** DATA EXCERPT **
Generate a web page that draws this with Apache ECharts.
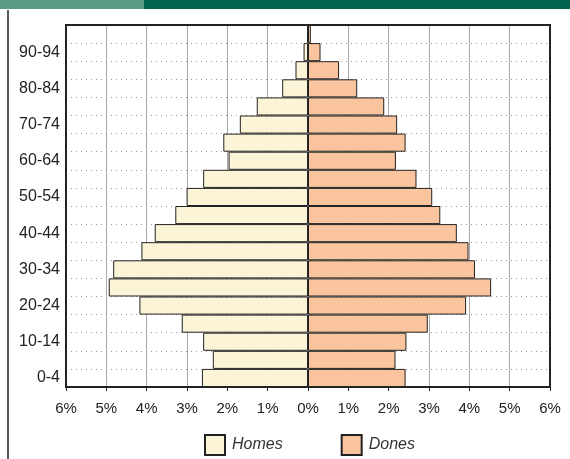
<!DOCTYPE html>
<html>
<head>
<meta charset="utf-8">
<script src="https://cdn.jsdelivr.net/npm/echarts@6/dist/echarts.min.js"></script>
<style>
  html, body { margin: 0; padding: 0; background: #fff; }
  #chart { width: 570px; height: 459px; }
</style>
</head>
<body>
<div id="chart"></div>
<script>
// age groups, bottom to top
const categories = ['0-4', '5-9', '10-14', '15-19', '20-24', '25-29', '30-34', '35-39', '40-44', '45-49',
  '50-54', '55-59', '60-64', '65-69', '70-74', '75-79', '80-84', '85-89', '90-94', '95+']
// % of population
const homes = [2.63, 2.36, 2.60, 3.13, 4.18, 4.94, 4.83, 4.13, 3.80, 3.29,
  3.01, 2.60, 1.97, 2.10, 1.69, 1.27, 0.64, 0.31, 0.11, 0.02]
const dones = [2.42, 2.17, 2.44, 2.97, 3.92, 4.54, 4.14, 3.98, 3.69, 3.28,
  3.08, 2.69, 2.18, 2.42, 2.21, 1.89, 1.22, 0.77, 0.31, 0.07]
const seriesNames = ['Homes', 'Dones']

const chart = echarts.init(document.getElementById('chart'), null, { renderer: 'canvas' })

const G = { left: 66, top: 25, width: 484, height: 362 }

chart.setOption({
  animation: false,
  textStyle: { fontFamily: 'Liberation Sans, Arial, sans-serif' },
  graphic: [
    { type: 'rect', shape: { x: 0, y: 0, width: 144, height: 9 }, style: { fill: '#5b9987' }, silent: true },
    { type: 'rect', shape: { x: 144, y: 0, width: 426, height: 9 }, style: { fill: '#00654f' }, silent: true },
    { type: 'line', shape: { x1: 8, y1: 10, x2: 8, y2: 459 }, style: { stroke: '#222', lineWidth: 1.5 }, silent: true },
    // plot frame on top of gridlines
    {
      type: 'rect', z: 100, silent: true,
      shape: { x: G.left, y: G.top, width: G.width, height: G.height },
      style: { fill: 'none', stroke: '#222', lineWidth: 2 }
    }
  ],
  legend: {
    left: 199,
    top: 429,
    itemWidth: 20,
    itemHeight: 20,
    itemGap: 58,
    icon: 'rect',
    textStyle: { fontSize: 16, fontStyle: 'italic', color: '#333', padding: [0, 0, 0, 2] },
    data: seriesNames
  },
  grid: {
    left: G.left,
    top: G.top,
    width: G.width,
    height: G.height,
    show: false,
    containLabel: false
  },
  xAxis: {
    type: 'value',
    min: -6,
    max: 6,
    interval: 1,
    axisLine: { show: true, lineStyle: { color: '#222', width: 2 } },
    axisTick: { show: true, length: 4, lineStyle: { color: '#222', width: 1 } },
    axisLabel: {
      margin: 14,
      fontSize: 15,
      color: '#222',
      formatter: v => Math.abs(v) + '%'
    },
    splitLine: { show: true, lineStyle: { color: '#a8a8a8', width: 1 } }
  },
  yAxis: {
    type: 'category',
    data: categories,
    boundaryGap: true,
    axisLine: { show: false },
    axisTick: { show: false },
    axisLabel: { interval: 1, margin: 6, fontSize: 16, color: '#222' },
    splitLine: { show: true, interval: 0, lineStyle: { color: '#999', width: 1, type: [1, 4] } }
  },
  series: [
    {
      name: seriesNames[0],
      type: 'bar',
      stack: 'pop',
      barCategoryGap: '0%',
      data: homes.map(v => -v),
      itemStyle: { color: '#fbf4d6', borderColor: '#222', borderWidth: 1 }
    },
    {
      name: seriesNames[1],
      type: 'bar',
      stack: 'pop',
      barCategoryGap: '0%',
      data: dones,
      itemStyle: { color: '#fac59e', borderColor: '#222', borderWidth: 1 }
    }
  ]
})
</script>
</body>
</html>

** TASK BRIEF **
Every line of the data above should be quoted exactly. Omit the pictures.

** WRITTEN RESPONSE **
Generate a web page that draws this with Apache ECharts.
<!DOCTYPE html>
<html>
<head>
<meta charset="utf-8">
<script src="https://cdn.jsdelivr.net/npm/echarts@6/dist/echarts.min.js"></script>
<style>
  html, body { margin: 0; padding: 0; background: #fff; }
  #chart { width: 570px; height: 459px; }
</style>
</head>
<body>
<div id="chart"></div>
<script>
// age groups, bottom to top
const categories = ['0-4', '5-9', '10-14', '15-19', '20-24', '25-29', '30-34', '35-39', '40-44', '45-49',
  '50-54', '55-59', '60-64', '65-69', '70-74', '75-79', '80-84', '85-89', '90-94', '95+']
// % of population
const homes = [2.63, 2.36, 2.60, 3.13, 4.18, 4.94, 4.83, 4.13, 3.80, 3.29,
  3.01, 2.60, 1.97, 2.10, 1.69, 1.27, 0.64, 0.31, 0.11, 0.02]
const dones = [2.42, 2.17, 2.44, 2.97, 3.92, 4.54, 4.14, 3.98, 3.69, 3.28,
  3.08, 2.69, 2.18, 2.42, 2.21, 1.89, 1.22, 0.77, 0.31, 0.07]
const seriesNames = ['Homes', 'Dones']

const chart = echarts.init(document.getElementById('chart'), null, { renderer: 'canvas' })

const G = { left: 66, top: 25, width: 484, height: 362 }

chart.setOption({
  animation: false,
  textStyle: { fontFamily: 'Liberation Sans, Arial, sans-serif' },
  graphic: [
    { type: 'rect', shape: { x: 0, y: 0, width: 144, height: 9 }, style: { fill: '#5b9987' }, silent: true },
    { type: 'rect', shape: { x: 144, y: 0, width: 426, height: 9 }, style: { fill: '#00654f' }, silent: true },
    { type: 'line', shape: { x1: 8, y1: 10, x2: 8, y2: 459 }, style: { stroke: '#222', lineWidth: 1.5 }, silent: true },
    // plot frame on top of gridlines
    {
      type: 'rect', z: 100, silent: true,
      shape: { x: G.left, y: G.top, width: G.width, height: G.height },
      style: { fill: 'none', stroke: '#222', lineWidth: 2 }
    }
  ],
  legend: {
    left: 199,
    top: 429,
    itemWidth: 20,
    itemHeight: 20,
    itemGap: 58,
    icon: 'rect',
    textStyle: { fontSize: 16, fontStyle: 'italic', color: '#333', padding: [0, 0, 0, 2] },
    data: seriesNames
  },
  grid: {
    left: G.left,
    top: G.top,
    width: G.width,
    height: G.height,
    show: false,
    containLabel: false
  },
  xAxis: {
    type: 'value',
    min: -6,
    max: 6,
    interval: 1,
    axisLine: { show: true, lineStyle: { color: '#222', width: 2 } },
    axisTick: { show: true, length: 4, lineStyle: { color: '#222', width: 1 } },
    axisLabel: {
      margin: 14,
      fontSize: 15,
      color: '#222',
      formatter: v => Math.abs(v) + '%'
    },
    splitLine: { show: true, lineStyle: { color: '#a8a8a8', width: 1 } }
  },
  yAxis: {
    type: 'category',
    data: categories,
    boundaryGap: true,
    axisLine: { show: false },
    axisTick: { show: false },
    axisLabel: { interval: 1, margin: 6, fontSize: 16, color: '#222' },
    splitLine: { show: true, interval: 0, lineStyle: { color: '#999', width: 1, type: [1, 4] } }
  },
  series: [
    {
      name: seriesNames[0],
      type: 'bar',
      stack: 'pop',
      barCategoryGap: '0%',
      data: homes.map(v => -v),
      itemStyle: { color: '#fbf4d6', borderColor: '#222', borderWidth: 1 }
    },
    {
      name: seriesNames[1],
      type: 'bar',
      stack: 'pop',
      barCategoryGap: '0%',
      data: dones,
      itemStyle: { color: '#fac59e', borderColor: '#222', borderWidth: 1 }
    }
  ]
})
</script>
</body>
</html>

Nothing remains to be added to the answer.